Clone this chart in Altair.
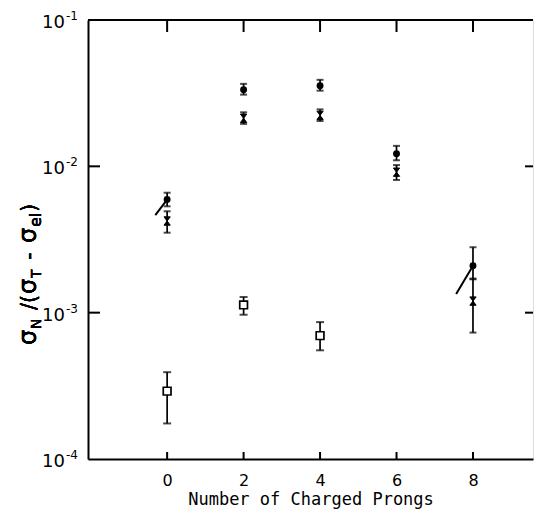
import altair as alt
import pandas as pd

# ---- data ----
prongs = [0, 2, 4, 6, 8]
circ_val = [5.93e-3, 0.0334, 0.0355, 0.0122, 2.09e-3]
circ_hi = [6.6e-3, 0.0366, 0.0390, 0.0138, 2.8e-3]
circ_lo = [5.33e-3, 0.0309, 0.0329, 0.0110, 1.69e-3]

cross_val = [4.23e-3, 0.0213, 0.0223, 9.12e-3, 1.20e-3]
cross_hi = [4.93e-3, 0.0234, 0.0245, 0.0102, 1.71e-3]
cross_lo = [3.52e-3, 0.0195, 0.0204, 8.07e-3, 7.31e-4]

sq_prongs = [0, 2, 4]
sq_val = [2.91e-4, 1.13e-3, 6.97e-4]
sq_hi = [3.92e-4, 1.28e-3, 8.62e-4]
sq_lo = [1.75e-4, 9.68e-4, 5.53e-4]

seg_id = ["a", "a", "b", "b"]
seg_x = [-0.31, 0, 7.56, 8]
seg_y = [4.64e-3, 5.93e-3, 1.34e-3, 2.09e-3]

x_ticks = [0, 2, 4, 6, 8]
y_ticks = [1e-4, 1e-3, 1e-2, 1e-1]
y_tick_exp = ["-4", "-3", "-2", "-1"]
y_inner_ticks = [1e-3, 1e-2]

W, H = 445, 439
FONT = "DejaVu Sans"

xs = alt.Scale(domain=[-2.07, 9.57], nice=False, zero=False)
ys = alt.Scale(type="log", domain=[1e-4, 1e-1], nice=False)

circ = pd.DataFrame({"x": prongs, "y": circ_val, "lo": circ_lo, "hi": circ_hi})
cross = pd.DataFrame({"x": prongs, "y": cross_val, "lo": cross_lo, "hi": cross_hi})
sq = pd.DataFrame({"x": sq_prongs, "y": sq_val, "lo": sq_lo, "hi": sq_hi})
seg = pd.DataFrame({"id": seg_id, "x": seg_x, "y": seg_y})
xt = pd.DataFrame({"x": x_ticks})
yt = pd.DataFrame({"y": y_inner_ticks})
ylab = pd.DataFrame({"y": y_ticks, "exp": y_tick_exp})

X = alt.X("x:Q", scale=xs, axis=alt.Axis(
    values=x_ticks, tickSize=0, grid=False, domainColor="black", domainWidth=2,
    labelFont=FONT, labelFontSize=16, labelColor="black", labelPadding=13,
    title="Number of Charged Prongs", titleFont="DejaVu Sans Mono", titleFontSize=17,
    titleFontWeight="normal", titleColor="black", titlePadding=3))
Y = alt.Y("y:Q", scale=ys, axis=alt.Axis(
    values=y_ticks, tickSize=0, grid=False, domainColor="black", domainWidth=2,
    labels=False, title=None))

layers = []

# top border line
layers.append(alt.Chart(xt).mark_rule(color="black", strokeWidth=2).encode(
    x=alt.value(0), x2=alt.value(W), y=alt.value(0)))

# inward ticks bottom / top
layers.append(alt.Chart(xt).mark_rule(color="black", strokeWidth=2).encode(
    x=alt.X("x:Q", scale=xs), y=alt.value(H), y2=alt.value(H - 7)))
layers.append(alt.Chart(xt).mark_rule(color="black", strokeWidth=2).encode(
    x=alt.X("x:Q", scale=xs), y=alt.value(0), y2=alt.value(12)))
# inward ticks left / right
layers.append(alt.Chart(yt).mark_rule(color="black", strokeWidth=2).encode(
    y=alt.Y("y:Q", scale=ys), x=alt.value(0), x2=alt.value(12)))
layers.append(alt.Chart(yt).mark_rule(color="black", strokeWidth=2).encode(
    y=alt.Y("y:Q", scale=ys), x=alt.value(W - 8), x2=alt.value(W)))

# y tick labels: "10" with raised exponent
layers.append(alt.Chart(ylab).mark_text(
    text="10", font=FONT, fontSize=18, align="right", baseline="middle",
    dy=3, color="black").encode(y=alt.Y("y:Q", scale=ys), x=alt.value(-23)))
layers.append(alt.Chart(ylab).mark_text(
    font=FONT, fontSize=12, align="left", baseline="middle",
    dy=-4, dx=1, color="black").encode(
    y=alt.Y("y:Q", scale=ys), x=alt.value(-23), text="exp:N"))

# error bars
for df, cap in ((circ, 7), (cross, 7), (sq, 8)):
    layers.append(alt.Chart(df).mark_rule(color="black", strokeWidth=1.7).encode(
        x=alt.X("x:Q", scale=xs), y=alt.Y("lo:Q", scale=ys), y2="hi:Q"))
    for col in ("lo", "hi"):
        layers.append(alt.Chart(df).mark_tick(color="black", orient="horizontal",
                                              size=cap, thickness=2).encode(
            x=alt.X("x:Q", scale=xs), y=alt.Y(f"{col}:Q", scale=ys)))

# sloping segments
layers.append(alt.Chart(seg).mark_line(color="black", strokeWidth=2).encode(
    x=alt.X("x:Q", scale=xs), y=alt.Y("y:Q", scale=ys), detail="id:N"))

# markers
layers.append(alt.Chart(circ).mark_point(shape="circle", filled=True, color="black",
                                         size=48, opacity=1).encode(x=X, y=Y))
hourglass = "M-0.75,-1L0.75,-1L-0.75,1L0.75,1Z"
layers.append(alt.Chart(cross).mark_point(shape=hourglass, filled=True, color="black",
                                          stroke="black", strokeWidth=1,
                                          size=70, opacity=1).encode(
    x=alt.X("x:Q", scale=xs), y=alt.Y("y:Q", scale=ys)))
layers.append(alt.Chart(sq).mark_point(shape="square", filled=True, fill="white",
                                       stroke="black", strokeWidth=1.7, size=60,
                                       opacity=1).encode(
    x=alt.X("x:Q", scale=xs), y=alt.Y("y:Q", scale=ys)))

# y title built from pieces (rotated, with subscripts)
pieces = [
    ("σ", 24, 345, 36),
    ("N", 14, 329, 41),
    ("/(", 21, 310, 36),
    ("σ", 24, 294, 36),
    ("T", 14, 278, 41),
    ("-", 21, 260, 36),
    ("σ", 24, 243, 36),
    ("el", 16, 227, 41),
    (")", 21, 212, 36),
]
for txt, fs, sy, sx in pieces:
    layers.append(alt.Chart(xt).mark_text(
        text=txt, font=FONT, fontSize=fs, angle=270, align="left",
        baseline="alphabetic", color="black").encode(
        x=alt.value(sx - 88), y=alt.value(sy - 20)))

chart = alt.layer(*layers).properties(
    width=W, height=H,
    autosize=alt.AutoSizeParams(type="none"),
    padding={"left": 80, "top": 12, "right": 1, "bottom": 51},
).configure_view(stroke=None).configure(background="white")

chart.save("out.html", embed_options={"renderer": "svg", "actions": False})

◇ ◇ ◇

**YOUR OBJECTIVE**. Restate, line by line and word for word, everything from the top of the material through the line that contains "sq_lo = [1.75e-4, 9.68e-4, 5.53e-4]". Leave pictures out.

**EXERCISE SOLUTION**.
Clone this chart in Altair.
import altair as alt
import pandas as pd

# ---- data ----
prongs = [0, 2, 4, 6, 8]
circ_val = [5.93e-3, 0.0334, 0.0355, 0.0122, 2.09e-3]
circ_hi = [6.6e-3, 0.0366, 0.0390, 0.0138, 2.8e-3]
circ_lo = [5.33e-3, 0.0309, 0.0329, 0.0110, 1.69e-3]

cross_val = [4.23e-3, 0.0213, 0.0223, 9.12e-3, 1.20e-3]
cross_hi = [4.93e-3, 0.0234, 0.0245, 0.0102, 1.71e-3]
cross_lo = [3.52e-3, 0.0195, 0.0204, 8.07e-3, 7.31e-4]

sq_prongs = [0, 2, 4]
sq_val = [2.91e-4, 1.13e-3, 6.97e-4]
sq_hi = [3.92e-4, 1.28e-3, 8.62e-4]
sq_lo = [1.75e-4, 9.68e-4, 5.53e-4]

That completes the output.